From the first line of the novel, The Sound and the Fury provides a conflicted perspective on boundaries (physical, metaphorical, linguistic, and otherwise). Benjy, a character defined by his inability to communicate, simultaneously operates as a witness to events, represented in his own relationship to the physical geography of the house. Benjy “cant get out” from the fence (Faulkner 52). He is bound by and connected to it, not only physically, but perhaps even metaphorically and temporally. For example, when a group of people passes along the fence, he “tried to say, but they went on, and I went along the fence, trying to say […] I held to the fence, looking after them and trying to say” (52). The fence marks the bounds of Benjy’s ability to connect with others, but he navigates it as much he can, first by following along the line of the boundary before finally clinging to it in his failed attempt to connect. It also represents a particular site of remembrance for him in that it is the place where Caddy has previously left and appeared. As T.P. tells, “He think if he down to the gate, Miss Caddy come back” (51). Limited though he is in this respect, the first line of the novel reveals his means of working around the limitation. It is “through the fence, between the curling flower spaces” that he is able to observe (3, emphasis mine). Much like his role within the family saga, Benjy, constrained by his own limitations of language and understanding, is still able to watch and witness, and even to relate events to the reader, in his own way.
Unlike Benjy, Quentin is resolute in his respect of boundaries, and seems to be defined by them. His attendance at Harvard hinges upon the fragmentation and sale of family land. His relationship to time is marked by a desire to recognize each passing moment, to the point where unity is wholly disintegrated. He witnesses its passage not only in “the shadow” sunlight casts or in hearing time pass, but also in his own thoughts, “counting to sixty and folding down one finger and thinking of the other fourteen fingers waiting to be folded down” (88). This isn’t limited to time, but rather, informs of Quentin’s overall view and experience of the world. For example, in his perception of the races, he views “a nigger […] [as] a sort of obverse reflection of the white people he lives among” (86). His view of them is not just of their inferiority, but rather of their imperfect opposition—lesser reflections of something higher. Notably, in a conversational fragment, Quentin associates Caddy with them, asking her, “Why must you do like nigger women do in the pasture the ditches the dark woods hot hidden furious in the dark woods” (92). There is an implication of racial muddying in his accusation, one associated with the transversal of a boundary, moving from the safe site of the house to the “dark woods,” from white to its “obverse reflection.” Perhaps he views Caddy’s soiling not just in terms of the impurity of sexuality and womanhood, but also, in some way, as a loss of racial purity as well (maybe due to her large number of sexual partners, and her inability to positively identify her child’s father?).
Unlike her brothers, it is Caddy who straddles and crosses boundaries (in both directions).
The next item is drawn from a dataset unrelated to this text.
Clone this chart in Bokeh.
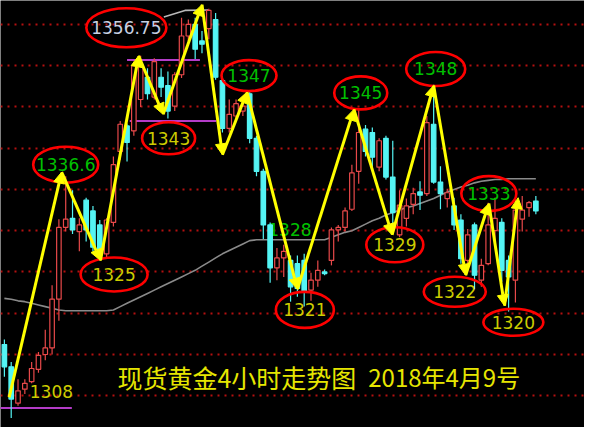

It is not just that she unilaterally moves from one domain to the other, but that she continually loops back and forth, unable to be pinned down or contained. Caroline laments that “there is no halfway ground […] a woman is either a lady or not,” and yet, Caddy seems to represent that halfway ground. She represents a site of “lady”hood in that she has necessarily lost it. Further, her wedding is a key event in all of their lives, which does not seem to really take place, and her position in the text is defined by the bombast of her presence and the severity of her absence. Throughout the novel, she is frequently represented hovering in physical interstitial spaces—doorways, windows, gates, even mirrors. She uncatches Benjy from the fence; Quentin views her “in the mirror […] running” and then, “running out of the mirror”; and she often appears in the specific narrow space of doorways rather than inside rooms (4, 44, 81, 89, 124). She moves between and among, directions along which Benjy “sees” that constitute spaces (or breaks) Quentin seems apprehensive to recognize as a legitimate position.